- [Given material]
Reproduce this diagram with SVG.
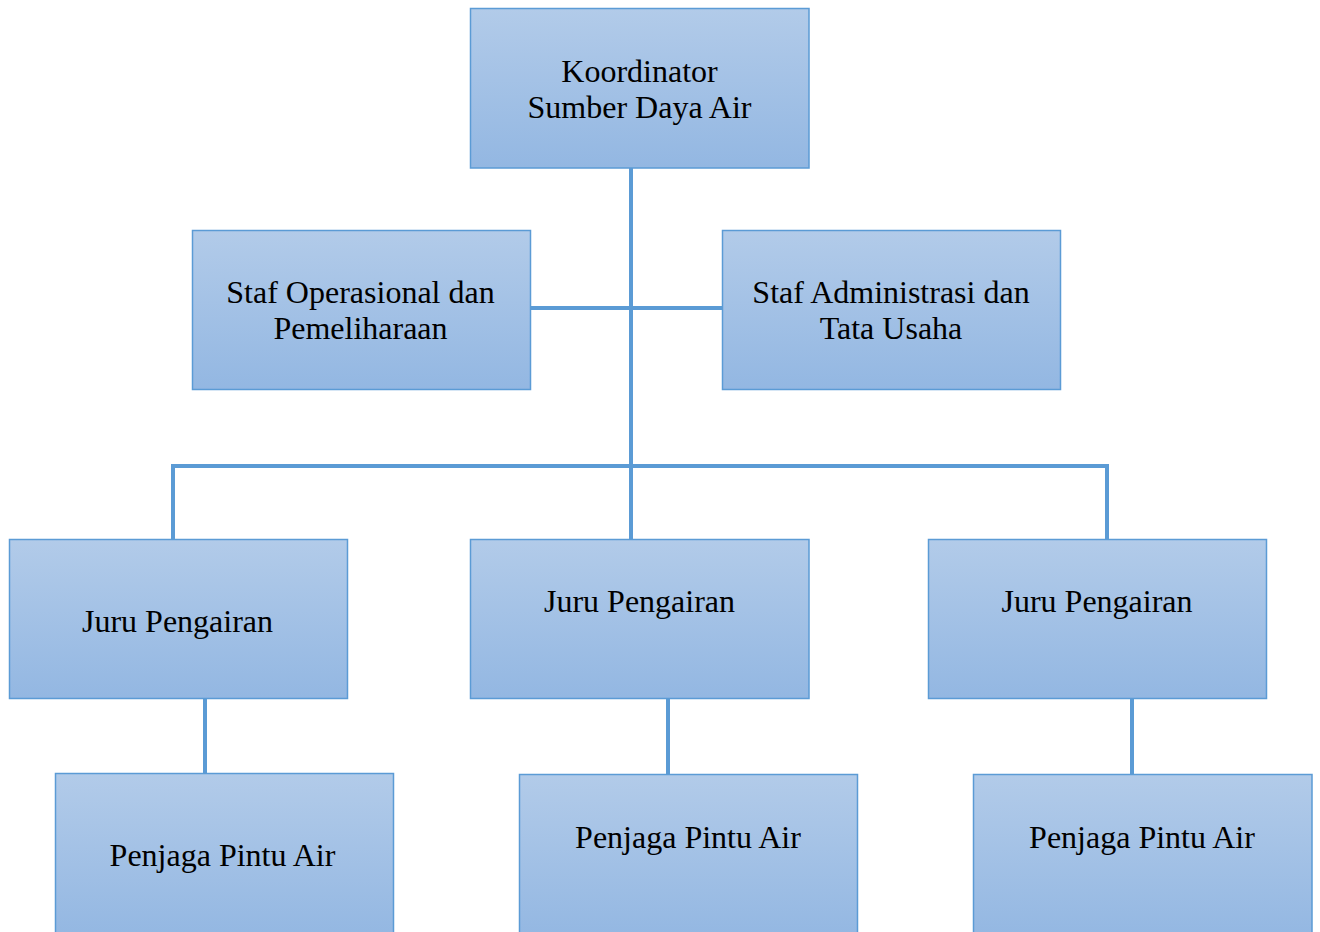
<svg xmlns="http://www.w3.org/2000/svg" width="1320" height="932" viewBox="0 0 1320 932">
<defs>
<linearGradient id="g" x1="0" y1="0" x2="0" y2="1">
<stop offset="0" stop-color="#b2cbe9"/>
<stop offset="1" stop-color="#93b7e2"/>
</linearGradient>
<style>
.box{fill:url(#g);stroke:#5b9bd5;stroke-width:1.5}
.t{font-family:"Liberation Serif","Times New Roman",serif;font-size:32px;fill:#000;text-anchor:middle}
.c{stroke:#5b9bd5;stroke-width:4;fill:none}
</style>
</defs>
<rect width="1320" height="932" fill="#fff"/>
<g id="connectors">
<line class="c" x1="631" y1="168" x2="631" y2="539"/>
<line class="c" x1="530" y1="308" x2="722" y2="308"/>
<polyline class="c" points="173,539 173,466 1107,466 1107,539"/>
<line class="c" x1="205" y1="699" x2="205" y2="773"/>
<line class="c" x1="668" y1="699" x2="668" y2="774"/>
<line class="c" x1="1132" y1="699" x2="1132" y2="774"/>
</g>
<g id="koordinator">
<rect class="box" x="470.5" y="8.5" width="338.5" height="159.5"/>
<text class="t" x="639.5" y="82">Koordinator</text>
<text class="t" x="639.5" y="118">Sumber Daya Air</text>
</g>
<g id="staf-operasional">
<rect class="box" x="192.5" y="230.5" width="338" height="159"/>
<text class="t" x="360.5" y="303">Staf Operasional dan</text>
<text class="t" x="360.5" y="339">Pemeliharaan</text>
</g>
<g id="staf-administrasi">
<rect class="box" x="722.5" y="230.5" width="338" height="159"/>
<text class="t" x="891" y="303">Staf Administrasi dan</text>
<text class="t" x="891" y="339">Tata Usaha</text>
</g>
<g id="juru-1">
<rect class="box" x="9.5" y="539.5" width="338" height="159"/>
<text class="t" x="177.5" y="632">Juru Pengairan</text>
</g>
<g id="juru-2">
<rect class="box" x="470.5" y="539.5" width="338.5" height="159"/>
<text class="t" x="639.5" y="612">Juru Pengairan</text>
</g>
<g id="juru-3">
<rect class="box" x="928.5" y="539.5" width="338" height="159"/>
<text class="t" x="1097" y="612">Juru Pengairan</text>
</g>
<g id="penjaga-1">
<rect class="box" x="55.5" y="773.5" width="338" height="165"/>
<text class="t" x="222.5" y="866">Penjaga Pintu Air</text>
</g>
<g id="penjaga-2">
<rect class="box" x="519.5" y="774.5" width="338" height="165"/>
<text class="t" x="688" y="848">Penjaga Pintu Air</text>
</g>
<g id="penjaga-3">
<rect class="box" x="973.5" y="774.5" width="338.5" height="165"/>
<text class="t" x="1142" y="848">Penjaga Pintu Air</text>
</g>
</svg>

- [Problem] Repeat the material above in full and exactly, apart from the pictures.

- [Result for this task]
Reproduce this diagram with SVG.
<svg xmlns="http://www.w3.org/2000/svg" width="1320" height="932" viewBox="0 0 1320 932">
<defs>
<linearGradient id="g" x1="0" y1="0" x2="0" y2="1">
<stop offset="0" stop-color="#b2cbe9"/>
<stop offset="1" stop-color="#93b7e2"/>
</linearGradient>
<style>
.box{fill:url(#g);stroke:#5b9bd5;stroke-width:1.5}
.t{font-family:"Liberation Serif","Times New Roman",serif;font-size:32px;fill:#000;text-anchor:middle}
.c{stroke:#5b9bd5;stroke-width:4;fill:none}
</style>
</defs>
<rect width="1320" height="932" fill="#fff"/>
<g id="connectors">
<line class="c" x1="631" y1="168" x2="631" y2="539"/>
<line class="c" x1="530" y1="308" x2="722" y2="308"/>
<polyline class="c" points="173,539 173,466 1107,466 1107,539"/>
<line class="c" x1="205" y1="699" x2="205" y2="773"/>
<line class="c" x1="668" y1="699" x2="668" y2="774"/>
<line class="c" x1="1132" y1="699" x2="1132" y2="774"/>
</g>
<g id="koordinator">
<rect class="box" x="470.5" y="8.5" width="338.5" height="159.5"/>
<text class="t" x="639.5" y="82">Koordinator</text>
<text class="t" x="639.5" y="118">Sumber Daya Air</text>
</g>
<g id="staf-operasional">
<rect class="box" x="192.5" y="230.5" width="338" height="159"/>
<text class="t" x="360.5" y="303">Staf Operasional dan</text>
<text class="t" x="360.5" y="339">Pemeliharaan</text>
</g>
<g id="staf-administrasi">
<rect class="box" x="722.5" y="230.5" width="338" height="159"/>
<text class="t" x="891" y="303">Staf Administrasi dan</text>
<text class="t" x="891" y="339">Tata Usaha</text>
</g>
<g id="juru-1">
<rect class="box" x="9.5" y="539.5" width="338" height="159"/>
<text class="t" x="177.5" y="632">Juru Pengairan</text>
</g>
<g id="juru-2">
<rect class="box" x="470.5" y="539.5" width="338.5" height="159"/>
<text class="t" x="639.5" y="612">Juru Pengairan</text>
</g>
<g id="juru-3">
<rect class="box" x="928.5" y="539.5" width="338" height="159"/>
<text class="t" x="1097" y="612">Juru Pengairan</text>
</g>
<g id="penjaga-1">
<rect class="box" x="55.5" y="773.5" width="338" height="165"/>
<text class="t" x="222.5" y="866">Penjaga Pintu Air</text>
</g>
<g id="penjaga-2">
<rect class="box" x="519.5" y="774.5" width="338" height="165"/>
<text class="t" x="688" y="848">Penjaga Pintu Air</text>
</g>
<g id="penjaga-3">
<rect class="box" x="973.5" y="774.5" width="338.5" height="165"/>
<text class="t" x="1142" y="848">Penjaga Pintu Air</text>
</g>
</svg>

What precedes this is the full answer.